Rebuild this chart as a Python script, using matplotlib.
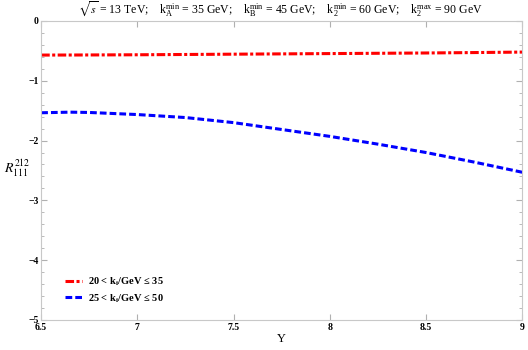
import matplotlib
matplotlib.use('Agg')
import matplotlib.pyplot as plt
import numpy as np
from matplotlib.ticker import MultipleLocator

plt.rcParams['font.family'] = ['Liberation Serif', 'DejaVu Serif']
plt.rcParams['mathtext.fontset'] = 'stix'

# Y values and ratio curves
Y = [6.5, 6.65, 6.75, 7.0, 7.25, 7.5, 7.75, 8.0, 8.25, 8.5, 8.75, 9.0]
R_red = [-0.57, -0.569, -0.568, -0.565, -0.56, -0.555, -0.55, -0.545, -0.54, -0.535, -0.528, -0.52]
R_blue = [-1.535, -1.525, -1.53, -1.565, -1.615, -1.70, -1.815, -1.93, -2.06, -2.20, -2.36, -2.53]

labels = ['20 < k$_\\mathregular{i}$/GeV \u2264 35', '25 < k$_\\mathregular{i}$/GeV \u2264 50']

fig = plt.figure(figsize=(5.28, 3.5), dpi=100)
ax = fig.add_axes([0.078, 0.086, 0.911, 0.854])

ax.plot(Y, R_red, color='red', lw=2.2, dashes=(2.8, 0.8, 1.0, 0.8), label=labels[0])
ax.plot(Y, R_blue, color='blue', lw=2.2, dashes=(2.2, 1.0), label=labels[1])

ax.set_xlim(6.5, 9)
ax.set_ylim(-5, 0)
ax.yaxis.set_minor_locator(MultipleLocator(0.2))
ax.set_xticks([6.5, 7, 7.5, 8, 8.5, 9])
ax.set_xticklabels(['6.5', '7', '7.5', '8', '8.5', '9'])
ax.set_yticks([0, -1, -2, -3, -4, -5])
ax.set_yticklabels(['0', '\u22121', '\u22122', '\u22123', '\u22124', '\u22125'])

for s in ax.spines.values():
    s.set_color('#c8c8c8')
ax.tick_params(which='both', direction='in', top=True, right=True, color='#b0b0b0',
               labelsize=7, pad=2)
ax.tick_params(which='major', length=4)
ax.tick_params(which='minor', length=2.5)
for t in ax.get_xticklabels() + ax.get_yticklabels():
    t.set_fontweight('bold')

ax.set_xlabel('Y', fontsize=9, labelpad=1)
ax.set_ylabel(r'$R^{212}_{111}$', fontsize=10, rotation=0, labelpad=10)
ax.yaxis.set_label_coords(-0.05, 0.47)

fig.text(0.53, 0.975,
         r'$\sqrt{s}$ = 13 TeV;    k$_\mathregular{A}^\mathregular{min}$ = 35 GeV;    '
         r'k$_\mathregular{B}^\mathregular{min}$ = 45 GeV;    k$_\mathregular{2}^\mathregular{min}$ = 60 GeV;    '
         r'k$_\mathregular{2}^\mathregular{max}$ = 90 GeV',
         ha='center', va='center', fontsize=8.5)

leg = ax.legend(loc='lower left', bbox_to_anchor=(0.03, 0.02), frameon=False,
                fontsize=7.5, handlelength=1.6, handletextpad=0.6, labelspacing=0.35)
for t in leg.get_texts():
    t.set_fontweight('bold')

plt.savefig('out.png', dpi=100)
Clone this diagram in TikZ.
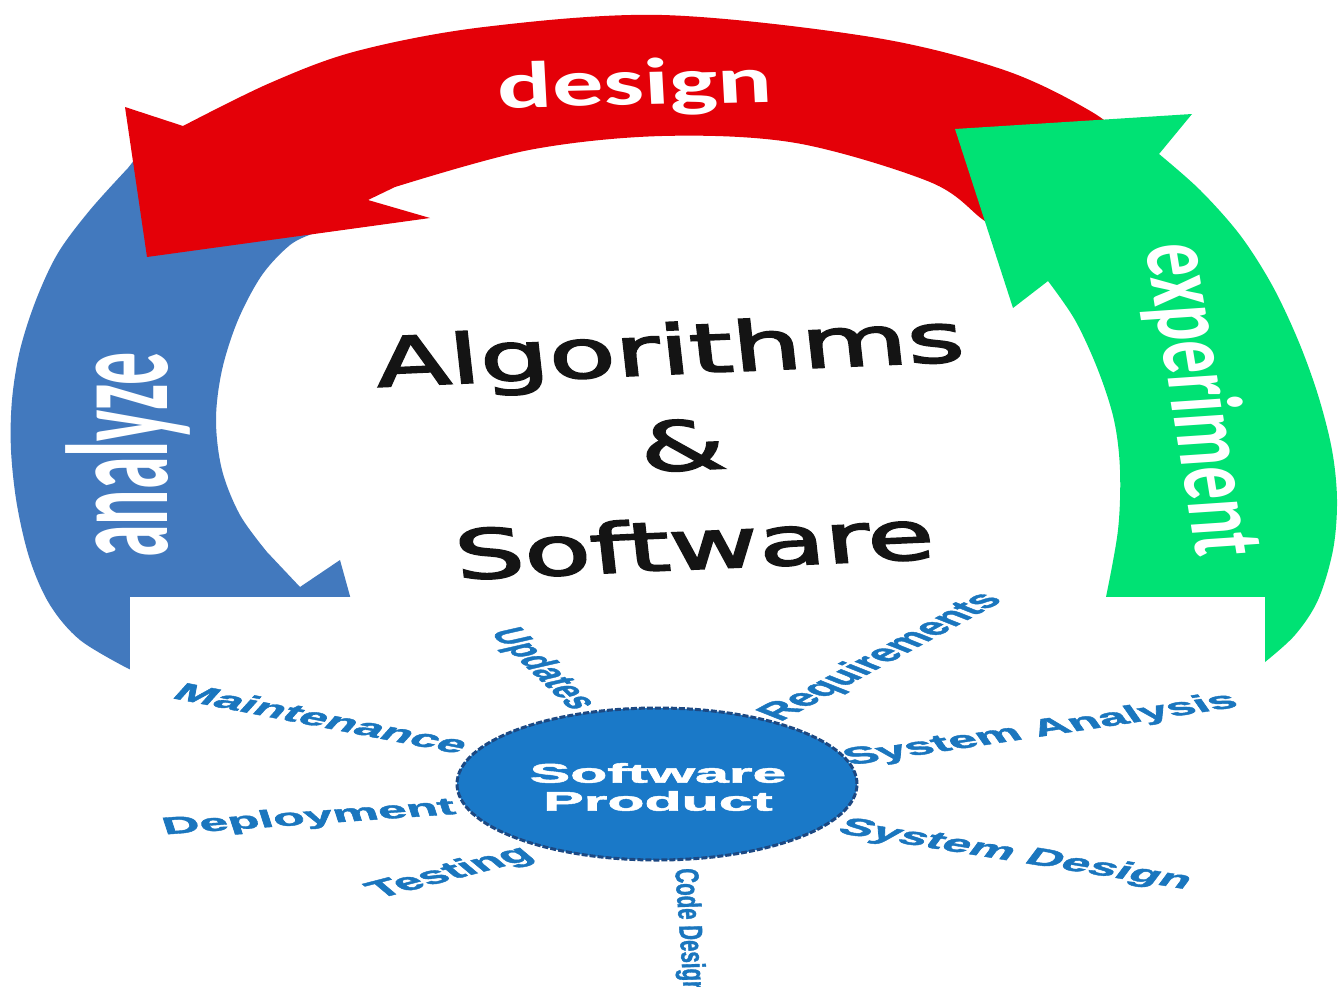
\documentclass[tikz,border=0pt]{standalone}
\usepackage{fontspec}
\usetikzlibrary{shapes.geometric}
\newfontfamily\carl{Carlito}
\newfontfamily\dvs{DejaVu Sans}[FakeBold=2.5]
\newfontfamily\arl{Liberation Sans}[BoldFeatures={FakeBold=1.5}]
\definecolor{redc}{RGB}{228,0,8}
\definecolor{bluec}{RGB}{66,121,190}
\definecolor{greenc}{RGB}{0,226,116}
\definecolor{lblblue}{RGB}{26,118,190}
\definecolor{prodfill}{RGB}{26,121,200}
\definecolor{prodedge}{RGB}{28,72,130}
\begin{document}
\begin{tikzpicture}[x=1pt,y=-1pt,
  ringtxt/.style={text=white, inner sep=0pt, font=\carl\bfseries\fontsize{66}{70}\selectfont},
  midtxt/.style={text=black!92, inner sep=0pt, font=\dvs\fontsize{68}{80}\selectfont, xscale=1.6, anchor=base},
  lbl/.style={text=lblblue, inner sep=0pt, font=\arl\bfseries\fontsize{24}{26}\selectfont},
  lblx/.style={lbl, xscale=2.15},
]
\useasboundingbox (0,0) rectangle (1344,986);
\clip (0,0) rectangle (1344,986);
\fill[white] (0,0) rectangle (1344,986);

% blue arrow (analyze)
\fill[bluec] (150,140)
  -- plot[smooth, tension=0.55] coordinates {(128,168) (90,210) (58,253) (36,300) (20,350) (12,400) (11,450) (17,505) (30,560) (50,605) (80,640) (127,668)}
  -- (220,710) -- (358,625) -- (340,560) -- (300,587)
  -- plot[smooth, tension=0.55] coordinates {(267,552) (240,515) (222,470) (216,420) (222,370) (238,320) (262,275) (290,245) (312,234)}
  -- (345,215) -- cycle;

% red arrow (design)
\fill[redc] (125,107)
  -- plot[smooth, tension=0.55] coordinates {(183,126) (270,83) (357,51) (484,27) (662,15) (871,37) (1004,70) (1092,112) (1140,150)}
  -- plot[smooth, tension=0.55] coordinates {(1010,240) (982,219) (930,182) (796,143) (662,136) (529,150) (395,187)}
  -- (368,200) -- (430,218) -- (147,257) -- cycle;

% green arrow (experiment)
\fill[greenc] (955,129) -- (1192,114)
  -- plot[smooth, tension=0.55] coordinates {(1159,154) (1200,190) (1240,235) (1272,285) (1298,340) (1318,395) (1332,450) (1337,500) (1333,550) (1318,600) (1295,635) (1265,662)}
  -- (1200,700) -- (1090,680)
  -- plot[smooth, tension=0.55] coordinates {(1106,597) (1118,530) (1120,470) (1114,420) (1098,370) (1075,320) (1048,281)}
  -- (1013,308) -- cycle;

\node[ringtxt, xscale=1.55, rotate=2, anchor=base] (tdesign) at (636,105) {design};
\node[ringtxt, xscale=2.2, rotate=90] (tanalyze) at (128,455) {analyze};
\node[ringtxt, xscale=1.55, rotate=-84] (texper) at (1199,400) {experiment};

\node[midtxt, rotate=4] (talg) at (672,374) {Algorithms};
\node[midtxt, rotate=4] (tamp) at (685,470) {\&};
\node[midtxt, rotate=4] (tsoft) at (697,569) {Software};

% lower picture
\fill[white] (130,597) rectangle (1265,986);
\node[ellipse, fill=prodfill, draw=prodedge, line width=3pt, dash pattern=on 6pt off 2pt,
      minimum width=400pt, minimum height=152pt, inner sep=0pt] (prod) at (657,784) {};
\node[lbl, text=white, font=\arl\bfseries\fontsize{27}{28}\selectfont, xscale=2.25, align=center] (prodtxt) at (658,787) {Software\\Product};

\node[lblx, rotate=-22.7] (lmaint) at (322,718) {Maintenance};
\node[lbl, font=\arl\bfseries\fontsize{22}{24}\selectfont, xscale=2.15, rotate=-64] (lupd) at (542,669) {Updates};
\node[lblx, rotate=8.6] (ldep) at (309,818) {Deployment};
\node[lblx, rotate=29] (ltest) at (451,873) {Testing};
\node[lbl, font=\arl\bfseries\fontsize{20.5}{22}\selectfont, xscale=1.6, rotate=-87.5] (lcode) at (688,931) {Code Design};
\node[lblx, rotate=49.5] (lreq) at (882,657) {Requirements};
\node[lblx, rotate=18] (lsysa) at (1041,730) {System Analysis};
\node[lblx, rotate=-19.2] (lsysd) at (1015,855) {System Design};
\end{tikzpicture}
\end{document}
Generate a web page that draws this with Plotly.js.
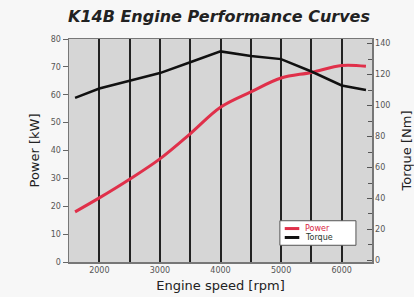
<!DOCTYPE html>
<html>
<head>
<meta charset="utf-8">
<script src="https://cdn.plot.ly/plotly-3.0.1.min.js"></script>
<style>html,body{margin:0;padding:0;background:#f7f7f7;}#chart{width:414px;height:297px;}</style>
</head>
<body>
<div id="chart"></div>
<script>
var rpm = [1600, 2000, 2500, 3000, 3500, 4000, 4500, 5000, 5500, 6000, 6400];
var powerKW = [18, 23, 29.7, 37, 46, 55.5, 61, 66, 68, 70.5, 70.2];
var torqueNm = [105, 111, 116, 121, 128, 135, 132, 130, 122, 113, 110];
var xTickVals = [2000, 2500, 3000, 3500, 4000, 4500, 5000, 5500, 6000];
var xTickText = ['2000', '', '3000', '', '4000', '', '5000', '', '6000'];
var seriesNames = ['Power', 'Torque'];
var seriesColors = ['#e0304a', '#111111'];
var legendTextColors = ['#d8263f', '#2a3a30'];

var traces = [
  {x: rpm, y: powerKW, name: seriesNames[0], type: 'scatter', mode: 'lines',
   line: {color: seriesColors[0], width: 3, shape: 'spline'}, yaxis: 'y', showlegend: false},
  {x: rpm, y: torqueNm, name: seriesNames[1], type: 'scatter', mode: 'lines',
   line: {color: seriesColors[1], width: 2.5}, yaxis: 'y2', showlegend: false}
];

// compact legend drawn with shapes + annotations (paper coordinates)
var legRows = [0.150, 0.110];
var shapes = [
  {type: 'rect', xref: 'paper', yref: 'paper', x0: 0.696, x1: 0.947, y0: 0.075, y1: 0.185,
   fillcolor: '#ffffff', line: {color: '#555', width: 1}, layer: 'above'}
];
var annotations = [];
for (var i = 0; i < seriesNames.length; i++) {
  shapes.push({type: 'line', xref: 'paper', yref: 'paper', x0: 0.712, x1: 0.760, y0: legRows[i], y1: legRows[i],
               line: {color: seriesColors[i], width: 3}, layer: 'above'});
  annotations.push({xref: 'paper', yref: 'paper', x: 0.772, y: legRows[i], xanchor: 'left', yanchor: 'middle',
                    text: seriesNames[i], showarrow: false,
                    font: {family: 'DejaVu Sans', size: 8, color: legendTextColors[i]}});
}

var layout = {
  width: 414, height: 297,
  margin: {l: 69, r: 42, t: 39, b: 35},
  paper_bgcolor: '#f7f7f7',
  plot_bgcolor: '#d6d6d6',
  showlegend: false,
  shapes: shapes,
  annotations: annotations,
  title: {text: 'K14B Engine Performance Curves', x: 0.529, xanchor: 'center', y: 0.965, yanchor: 'top',
          font: {family: 'DejaVu Sans', size: 16, weight: 'bold', style: 'italic', color: '#222'}},
  xaxis: {range: [1500, 6500], tickvals: xTickVals, ticktext: xTickText,
          showgrid: true, gridcolor: '#222', gridwidth: 2, zeroline: false,
          showline: true, mirror: true, linecolor: '#777', linewidth: 1.5,
          ticks: '', tickfont: {family: 'DejaVu Sans', size: 8, color: '#555'},
          title: {text: 'Engine speed [rpm]', standoff: 7, font: {family: 'DejaVu Sans', size: 13, color: '#222'}}},
  yaxis: {range: [0, 80], dtick: 10, showgrid: false, zeroline: false,
          showline: true, linecolor: '#777', linewidth: 1.5,
          ticks: 'outside', ticklen: 5, tickcolor: '#666',
          tickfont: {family: 'DejaVu Sans', size: 8, color: '#555'},
          title: {text: 'Power [kW]', standoff: 8, font: {family: 'DejaVu Sans', size: 13, color: '#222'}}},
  yaxis2: {range: [-1, 143], overlaying: 'y', side: 'right', dtick: 20, showgrid: false, zeroline: false,
           showline: true, linecolor: '#777', linewidth: 1.5,
           ticks: 'inside', ticklen: 5, tickcolor: '#555',
           minor: {dtick: 10, ticks: 'inside', ticklen: 4, tickcolor: '#555'},
           tickfont: {family: 'DejaVu Sans', size: 8, color: '#555'},
           title: {text: 'Torque [Nm]', standoff: 16, font: {family: 'DejaVu Sans', size: 13, color: '#222'}}}
};

Plotly.newPlot('chart', traces, layout, {displayModeBar: false, staticPlot: true});
</script>
</body>
</html>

++++++++++

* **PROMPT**
Gather up the lines that contain the word "with".

* **REPLY TO THE TASK**
Generate a web page that draws this with Plotly.js.
// compact legend drawn with shapes + annotations (paper coordinates)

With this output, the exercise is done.